Introducing Andrea Braschi
News
CAMERA are thrilled to be welcoming 4 new PhD researchers to our team this autumn. Andrea Braschi is joining us to work with Co-Investigator Dario Cazzola from the Department for Health.
We asked Andrea to tell us a little about himself and his PhD.
“My name is Andrea Braschi and I am from Rome, Italy. I started my academic career by studying Sports and Exercise Science at the University of Rome “Foro Italico” in Italy and, subsequently, moved to the UK where I earned a Master’s degree in Sport Biomechanics at Loughborough University. This project supported by CAMERA enables me to learn computationally powerful techniques of Machine Learning and implement them in the field of biomechanics. Apart from being a PhD student, I am a huge combat sport and basketball fan and practise martial arts myself.”
Research Outline
Spinal catastrophic injury in rugby activities (e.g. scrums and tackles) are not very common but can be very impairing (e.g. tetraplegia, or quadriplegia) and generate high societal costs. Governing bodies, such as the World of Rugby, have successfully minimised such injuries during scrummaging by changing the game rules. These changes were informed by biomechanical analysis carried out at University of Bath. Unfortunately, rugby tackling still remains a very risky part of the game and a cause-effect relationship between tackling technique and resulting injuries is still lacking. The aim of this projects is to unveil such relationship and causally link specific tackling situations to injury diagnoses. This will be achieved by using probabilistic, generative machine learning to represent the probabilistic relationship between qualitative and quantitative tackling features and injury diagnoses. This is a great opportunity to extend the state-of-the-art in machine learning whilst working directly with domain experts to provide real-world insights and benefits in the fields of bio-mechanics and sports injury prevention. Qualitative data will include description of injurious events gathered via interviews with injured players, whilst quantitative data will be retrieved from the simulation of the same injuries in a computational framework using musculoskeletal models of the spine.
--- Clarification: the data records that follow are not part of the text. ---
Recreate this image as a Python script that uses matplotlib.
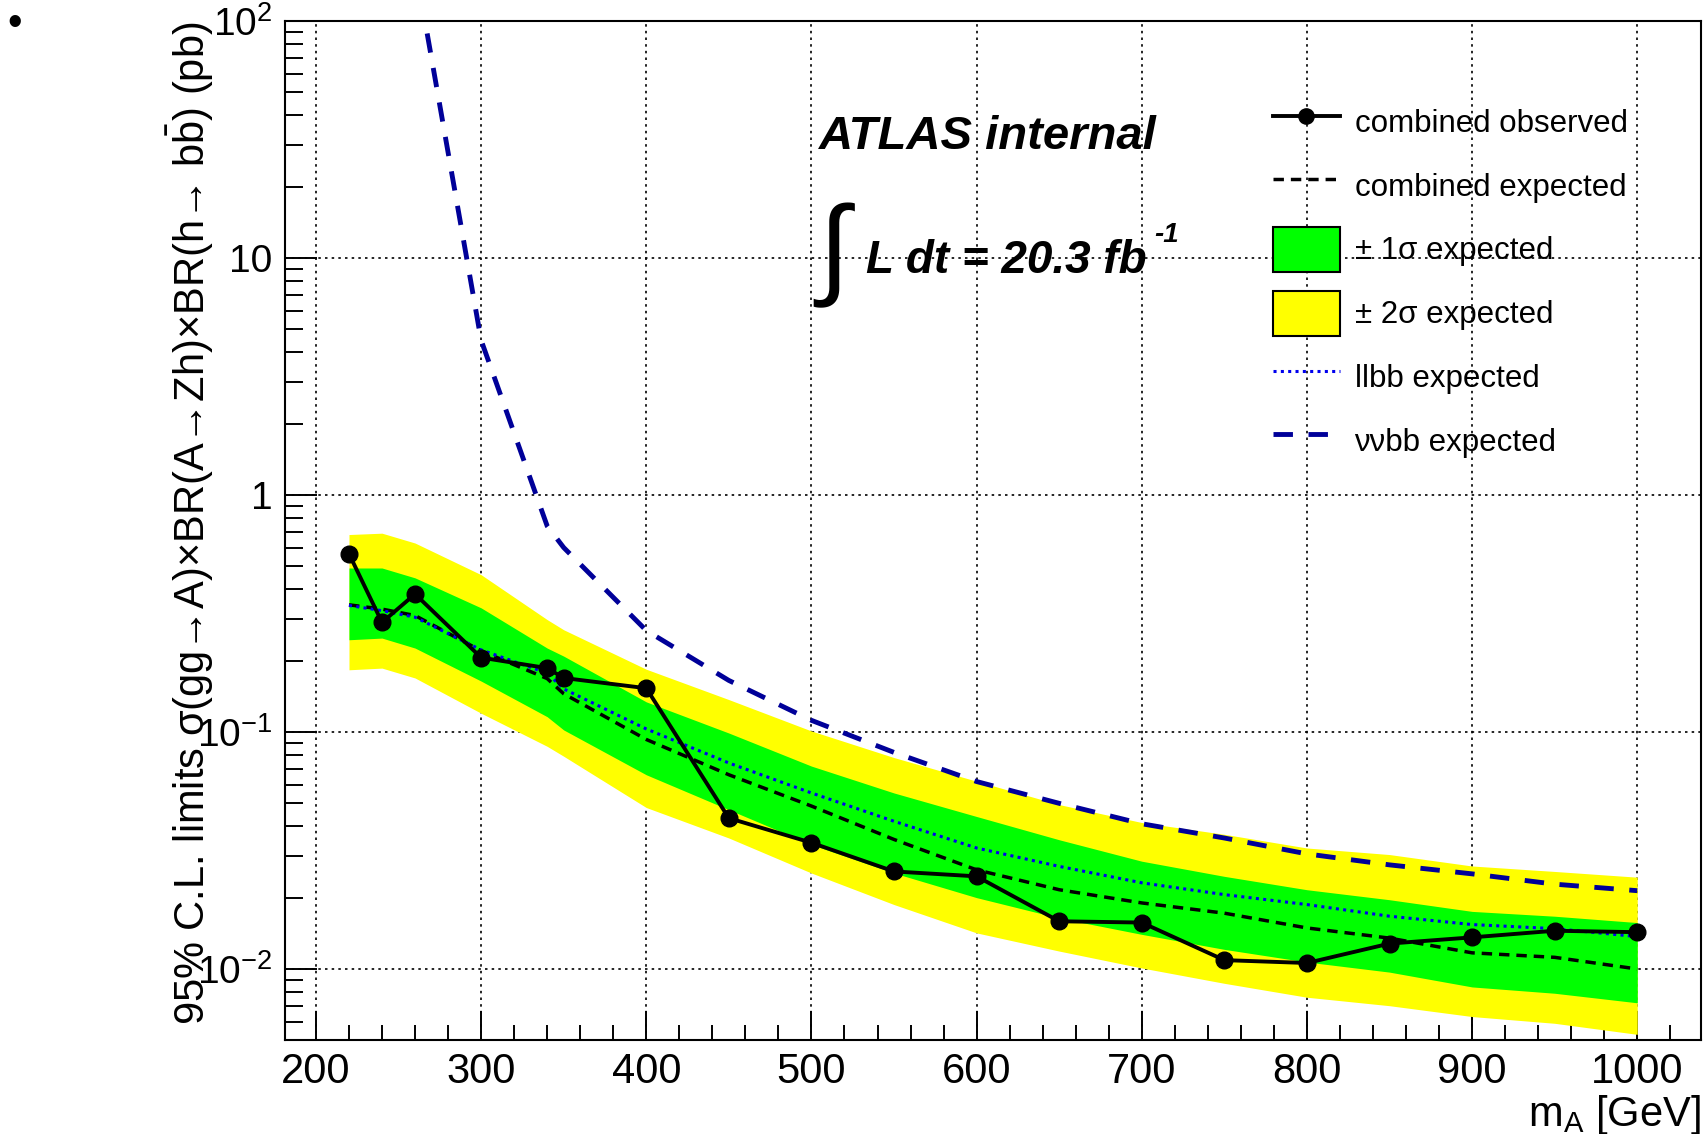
import numpy as np
import matplotlib
matplotlib.use("Agg")
import matplotlib.pyplot as plt
from matplotlib.lines import Line2D
from matplotlib.patches import Patch
from matplotlib.ticker import FixedLocator, FixedFormatter, LogLocator, MultipleLocator, NullFormatter

# mass points (GeV)
mass = [220, 240, 260, 300, 340, 350, 400, 450, 500, 550, 600, 650, 700, 750, 800, 850, 900, 950, 1000]

# limits in pb
observed = [0.565, 0.29, 0.382, 0.206, 0.186, 0.169, 0.153, 0.0433, 0.0341, 0.0258, 0.0246, 0.0159,
            0.0157, 0.0109, 0.0106, 0.0128, 0.0136, 0.0145, 0.0143]
expected = [0.344, 0.33, 0.31, 0.22, 0.168, 0.145, 0.093, 0.066, 0.0487, 0.0352, 0.0262, 0.0216,
            0.019, 0.0172, 0.0149, 0.0135, 0.0117, 0.0112, 0.0100]
llbb_exp = [0.342, 0.325, 0.305, 0.222, 0.177, 0.152, 0.103, 0.074, 0.0553, 0.042, 0.0324, 0.0271,
            0.0231, 0.0206, 0.0187, 0.0167, 0.0154, 0.0148, 0.0137]
vvbb_exp = [np.nan, np.nan, 173, 4.5, 0.74, 0.60, 0.268, 0.165, 0.112, 0.082, 0.0618, 0.050,
            0.041, 0.0357, 0.0306, 0.0275, 0.0252, 0.0228, 0.0214]

# expected bands
minus2 = [0.183, 0.186, 0.169, 0.120, 0.087, 0.079, 0.048, 0.0357, 0.0254, 0.0187, 0.0142, 0.0119,
          0.0101, 0.0087, 0.0076, 0.0070, 0.0063, 0.0059, 0.0053]
minus1 = [0.245, 0.249, 0.226, 0.164, 0.116, 0.102, 0.066, 0.047, 0.0335, 0.0254, 0.0200, 0.0164,
          0.0140, 0.0121, 0.0107, 0.0097, 0.0084, 0.0079, 0.0072]
plus1 = [0.492, 0.492, 0.447, 0.334, 0.226, 0.209, 0.134, 0.099, 0.0718, 0.0553, 0.044, 0.0351,
         0.0285, 0.0246, 0.0216, 0.0196, 0.0175, 0.0167, 0.0157]
plus2 = [0.681, 0.69, 0.627, 0.461, 0.298, 0.270, 0.184, 0.137, 0.101, 0.078, 0.062, 0.0494,
         0.0415, 0.037, 0.0324, 0.0304, 0.0272, 0.0258, 0.0244]

ytick_vals = [0.01, 0.1, 1, 10, 100]
ytick_labels = [r'$10^{-2}$', r'$10^{-1}$', '1', '10', r'$10^{2}$']

plt.rcParams['font.family'] = ['Liberation Sans', 'DejaVu Sans']
plt.rcParams['mathtext.fontset'] = 'custom'
plt.rcParams['mathtext.rm'] = 'Liberation Sans'
plt.rcParams['mathtext.it'] = 'Liberation Sans:italic'
plt.rcParams['mathtext.bf'] = 'Liberation Sans:bold'

fig = plt.figure(figsize=(17.08, 11.34), dpi=100)
ax = fig.add_axes([0.1669, 0.0829, 0.829, 0.8986])

ax.fill_between(mass, minus2, plus2, color='#ffff00', lw=0, zorder=2)
ax.fill_between(mass, minus1, plus1, color='#00ff00', lw=0, zorder=2)
ax.plot(mass, expected, color='k', lw=2.5, dashes=(3, 2), zorder=3)
ax.plot(mass, llbb_exp, color='#0000ee', lw=2.2, dashes=(1, 1.4), zorder=4)
ax.plot(mass, vvbb_exp, color='#000099', lw=3.5, dashes=(4, 3.2), zorder=4)
ax.plot(mass, observed, color='k', lw=2.8, marker='o', ms=12, zorder=5)

ax.set_yscale('log')
ax.set_xlim(181.3, 1038.6)
ax.set_ylim(0.005017, 100)

ax.xaxis.set_major_locator(MultipleLocator(100))
ax.xaxis.set_minor_locator(MultipleLocator(20))
ax.yaxis.set_major_locator(FixedLocator(ytick_vals))
ax.yaxis.set_major_formatter(FixedFormatter(ytick_labels))
ax.yaxis.set_minor_locator(LogLocator(base=10, subs=np.arange(2, 10)))
ax.yaxis.set_minor_formatter(NullFormatter())

ax.tick_params(axis='x', which='major', direction='in', length=21, width=1.4, labelsize=30, pad=9,
               top=False)
ax.tick_params(axis='x', which='minor', direction='in', length=11, width=1.4, top=False)
ax.tick_params(axis='y', which='major', direction='in', length=23, width=1.4, labelsize=28, pad=9,
               right=False)
ax.tick_params(axis='y', which='minor', direction='in', length=13, width=1.4, right=False)

for s in ax.spines.values():
    s.set_linewidth(1.5)

ax.set_axisbelow(True)
ax.grid(True, which='major', color='k', lw=1.2, linestyle=(0, (1.5, 2.5)))

ax.set_ylabel(r'95% C.L. limits σ(gg→A)×BR(A→Zh)×BR(h→ $\mathrm{b\bar{b}}$) (pb)', fontsize=30,
              loc='top')
ax.yaxis.set_label_coords(-0.049, 1.0)
ax.set_xlabel(r'm$_{\mathrm{A}}$ [GeV]', fontsize=30, loc='right')
ax.xaxis.set_label_coords(1.0, -0.052)

handles = [
    Line2D([], [], color='k', lw=2.8, marker='o', ms=11),
    Line2D([], [], color='k', lw=2.5, dashes=(3, 2)),
    Patch(facecolor='#00ff00', edgecolor='k', lw=1.5),
    Patch(facecolor='#ffff00', edgecolor='k', lw=1.5),
    Line2D([], [], color='#0000ee', lw=2.2, dashes=(1, 1.4)),
    Line2D([], [], color='#000099', lw=3.5, dashes=(4, 3.2)),
]
labels = ['combined observed', 'combined expected', '± 1σ expected', '± 2σ expected',
          'llbb expected', 'ννbb expected']
ax.legend(handles, labels, loc='upper left', bbox_to_anchor=(0.7451, 0.9125),
          bbox_transform=fig.transFigure, frameon=False, fontsize=22.5, handlelength=2.15,
          handleheight=1.84, handletextpad=0.47, labelspacing=0.6, borderpad=0, borderaxespad=0)

fig.text(819 / 1708, 1 - 149 / 1134, 'ATLAS internal', fontsize=34, fontweight='bold',
         fontstyle='italic', va='baseline')
fig.text(834 / 1708, 1 - 255 / 1134, '∫', fontsize=80, family='Liberation Sans', ha='center',
         va='center')
fig.text(866 / 1708, 1 - 273 / 1134, 'L dt = 20.3 fb', fontsize=33, fontweight='bold',
         fontstyle='italic', va='baseline')
fig.text(1154 / 1708, 1 - 242 / 1134, '-1', fontsize=20, fontweight='bold', fontstyle='italic',
         va='baseline')

fig.text(15 / 1708, 1 - 24 / 1134, '•', fontsize=30, ha='center', va='center')

fig.savefig('out.png', dpi=100)
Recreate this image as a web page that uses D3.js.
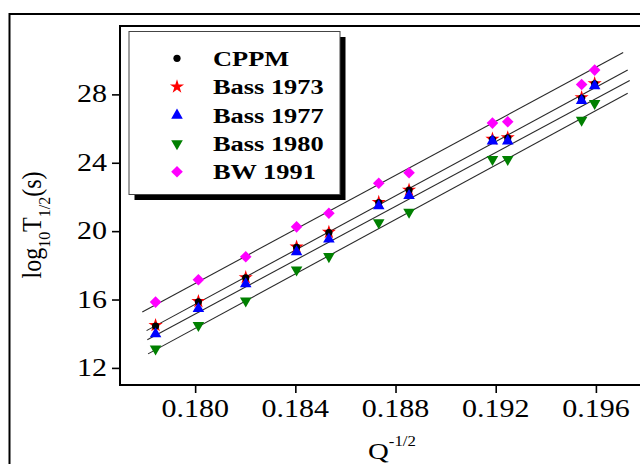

The simulation framework will be firstly validated against imaging data (e.g. x-rays and MRIs) of real-world spinal injuries, and then used to create a set of ‘synthetic’ data of theoretical injurious scenarios. The ‘synthetic’ datasets will include quantitative information of vertebrae motion, and forces applied to the spine during injurious events, which is key to understand the injury mechanisms and compare the simulated injuries with real injury diagnoses and medical images. The final step will consist in the creation of the probabilistic model that will use as input the qualitative descriptors of tackling scenarios and quantitative simulation results, and will provide the most likely injury diagnosis.